Fears are not reality. I know this. Or, I repeat it to myself in the effort that it might become something I know.

This makes no fucking sense. You can’t make a statement & then claim you don’t know that statement after you just stated it — ’less Ondaatje’s genius dog snuck in & wrote that 1st sentence.

If there is a solution to this—to my assumption that Michael Ondaatje’s writerly genius extends to his dog —

It’s to stop smoking a whole bowl o’ Presidential Kush on a Saturday afternoon.

to my beginning-middle friend’s self-loathing

I thought you were the “beginning-middle” writer.

to the Made Writer’s struggle with his second book

How ’bout he struggles to get a name for himself & any o’ his books.

I think it has to lie somewhere adjacent to the New Critical view of literary criticism.

¡What a twist! ¡This was ’bout some outdated theory o’ literature this whole time! ¡Fooled you fuckers! They might as well have legitimately brought up a fucking Marxian or Keynesian theory & it would’ve made as much sense.
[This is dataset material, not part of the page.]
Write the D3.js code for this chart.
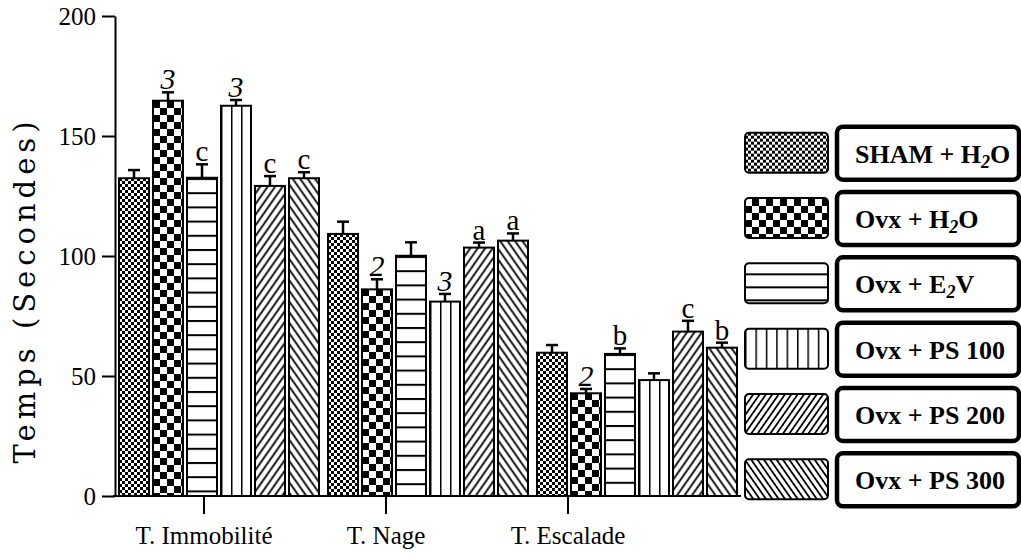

That there is a kind of freedom in divorcing the maker from what is made.

Shit, that’s what this line is ’bout. I’m reading “Sirens” from Ulysses.
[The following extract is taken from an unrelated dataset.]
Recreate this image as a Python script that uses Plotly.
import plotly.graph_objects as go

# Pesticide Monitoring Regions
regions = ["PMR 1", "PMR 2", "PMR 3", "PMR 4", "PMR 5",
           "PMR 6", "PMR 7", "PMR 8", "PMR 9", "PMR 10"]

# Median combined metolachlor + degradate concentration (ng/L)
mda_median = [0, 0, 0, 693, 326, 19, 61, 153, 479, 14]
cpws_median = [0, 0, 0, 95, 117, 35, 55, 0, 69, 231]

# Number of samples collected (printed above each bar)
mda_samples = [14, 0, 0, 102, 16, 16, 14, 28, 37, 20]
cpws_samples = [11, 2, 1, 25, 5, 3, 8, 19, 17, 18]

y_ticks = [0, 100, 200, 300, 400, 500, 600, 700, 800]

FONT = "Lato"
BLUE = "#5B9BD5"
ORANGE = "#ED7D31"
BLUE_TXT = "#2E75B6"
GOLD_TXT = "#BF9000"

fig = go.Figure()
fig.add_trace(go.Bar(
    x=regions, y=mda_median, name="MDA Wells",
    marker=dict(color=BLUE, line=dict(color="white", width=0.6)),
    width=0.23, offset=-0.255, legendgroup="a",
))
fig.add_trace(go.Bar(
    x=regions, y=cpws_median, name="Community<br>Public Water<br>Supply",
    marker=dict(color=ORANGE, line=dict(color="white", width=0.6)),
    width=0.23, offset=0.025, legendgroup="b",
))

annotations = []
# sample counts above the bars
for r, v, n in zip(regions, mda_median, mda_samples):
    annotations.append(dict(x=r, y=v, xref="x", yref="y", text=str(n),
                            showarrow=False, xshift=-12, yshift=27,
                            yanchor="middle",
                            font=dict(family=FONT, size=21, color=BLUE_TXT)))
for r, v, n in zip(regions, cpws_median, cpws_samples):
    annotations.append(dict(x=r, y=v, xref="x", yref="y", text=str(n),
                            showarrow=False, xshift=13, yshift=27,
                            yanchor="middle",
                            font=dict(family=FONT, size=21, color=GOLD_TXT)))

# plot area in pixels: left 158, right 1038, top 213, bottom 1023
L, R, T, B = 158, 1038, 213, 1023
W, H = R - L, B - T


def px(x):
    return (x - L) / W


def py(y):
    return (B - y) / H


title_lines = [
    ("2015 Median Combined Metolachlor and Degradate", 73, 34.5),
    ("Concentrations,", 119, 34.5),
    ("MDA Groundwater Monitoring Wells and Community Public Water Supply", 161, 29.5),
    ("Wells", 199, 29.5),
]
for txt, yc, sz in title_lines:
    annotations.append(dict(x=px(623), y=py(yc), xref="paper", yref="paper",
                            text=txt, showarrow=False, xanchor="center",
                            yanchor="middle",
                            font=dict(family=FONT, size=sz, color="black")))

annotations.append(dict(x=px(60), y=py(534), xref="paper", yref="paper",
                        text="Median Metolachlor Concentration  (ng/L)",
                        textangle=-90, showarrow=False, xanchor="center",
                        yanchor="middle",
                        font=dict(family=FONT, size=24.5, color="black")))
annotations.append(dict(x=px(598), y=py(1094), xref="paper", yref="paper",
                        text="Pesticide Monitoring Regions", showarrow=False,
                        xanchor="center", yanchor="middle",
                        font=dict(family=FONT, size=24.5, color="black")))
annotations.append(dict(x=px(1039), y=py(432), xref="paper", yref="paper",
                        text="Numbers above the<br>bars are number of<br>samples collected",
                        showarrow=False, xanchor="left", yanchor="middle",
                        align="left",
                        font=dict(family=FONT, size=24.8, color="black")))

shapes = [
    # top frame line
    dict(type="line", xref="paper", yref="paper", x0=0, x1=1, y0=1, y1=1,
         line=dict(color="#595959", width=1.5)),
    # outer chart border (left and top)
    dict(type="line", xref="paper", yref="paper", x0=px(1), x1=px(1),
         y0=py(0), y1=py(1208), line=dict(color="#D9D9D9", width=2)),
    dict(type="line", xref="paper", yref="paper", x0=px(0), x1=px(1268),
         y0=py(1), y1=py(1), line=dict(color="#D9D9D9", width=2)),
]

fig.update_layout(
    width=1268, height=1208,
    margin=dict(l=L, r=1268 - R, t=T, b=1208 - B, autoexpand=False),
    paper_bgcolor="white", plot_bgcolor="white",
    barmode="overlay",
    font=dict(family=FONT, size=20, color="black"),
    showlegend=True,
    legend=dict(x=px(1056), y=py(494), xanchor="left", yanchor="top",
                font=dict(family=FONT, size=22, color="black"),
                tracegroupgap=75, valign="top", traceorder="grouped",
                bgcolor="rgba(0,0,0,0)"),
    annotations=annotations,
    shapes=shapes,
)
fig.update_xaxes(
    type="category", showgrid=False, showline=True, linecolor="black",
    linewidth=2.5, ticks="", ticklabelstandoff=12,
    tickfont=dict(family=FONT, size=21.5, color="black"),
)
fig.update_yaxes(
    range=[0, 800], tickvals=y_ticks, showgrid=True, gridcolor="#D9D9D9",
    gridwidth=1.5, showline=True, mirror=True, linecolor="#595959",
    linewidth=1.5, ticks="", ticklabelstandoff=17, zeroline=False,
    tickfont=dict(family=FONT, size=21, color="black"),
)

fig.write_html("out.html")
At yet another literary conference, at which I met yet another Made Writer (yes, probably I should just take a break from these) —

Maybe you should spend mo’ time sitting your ass down & writing or studying writing ( probably more o’ the latter ). That’s what helps me write — less talking to idiots with no talent & mo’ writing so I can actually hone my own. It’s no guarantee — I mean look @ this blog post — but it’s better than any alternatives.

I heard the only piece of advice that I’ve found practical in these struggles of the last year.

Blood scrawled on the wall: “¡Practice, you idiot!”.

I was sitting with this writer in a one-on-one meeting, on Zoom

Wait, ¿You were sitting next to them but talking to them on Zoom? That’s some Boomer’s joke o’ a millennial.

She was an older writer, had come up decades ago, and told me that she had, certainly, but also that in some ways, it was just easier back then: no internet, no social media.

Actually, the internet is incredibly useful if you don’t waste your time reading idiotic nonsense from social media ( which… I’m doing right now, admittedly ). T. S. Eliot & James Joyce could’ve written all those foreign language parts in a snap with Google TranslateTM. ( Rock o’er London, rock o’er Chicago; Google Translate: Please Translate, you bastard ). Yes, it would’ve been inaccurate… but it’s an open secret that many o’ genius Eliot & Joyce’s translations were inaccurate — specially their gaijin attempt @ Japanese.

I can’t believe how long this article is going. ¿How does it end?

My new dog is doing much better now, thanks in no small part to the emails of the Made Writer. He no longer keens at the doorways, although he does sometimes seem to look around for something that is not there. This is a product of his circumstance, I think, a discord between a life he knew before and the life he knows now. It is an understandable madness.

Nope, sorry: tho this be madness, there’s no method in’t.

So, I just read o’er 2,000 words — tho it felt like 8,000 — o’ some rando meander thru several mixed metaphors ’bout their obsession with being a writer & nowhere do they talk ’bout anything they’ve written or have been writing or any mechanics o’ writing that they particularly like or dislike or anything that could prove that they e’en know what writing a book is. I think that “manuscript that may not be a novel” is 80,000 words o’ this meandering without a plot, setting, or theme & its characters are just writers & their dogs. ¡Today Scooby-Doo & the gang meet John Updike!

Actually, that sounds like it’d actually be funny. There’s my solution to your writer’s block ( I think that’s what they’re saying they have ), rando writer who will ne’er read this: write a book ’bout Michael Ondaatje & his dog solving mysteries. ¿Wasn’t that a plot point in Bojack Horseman?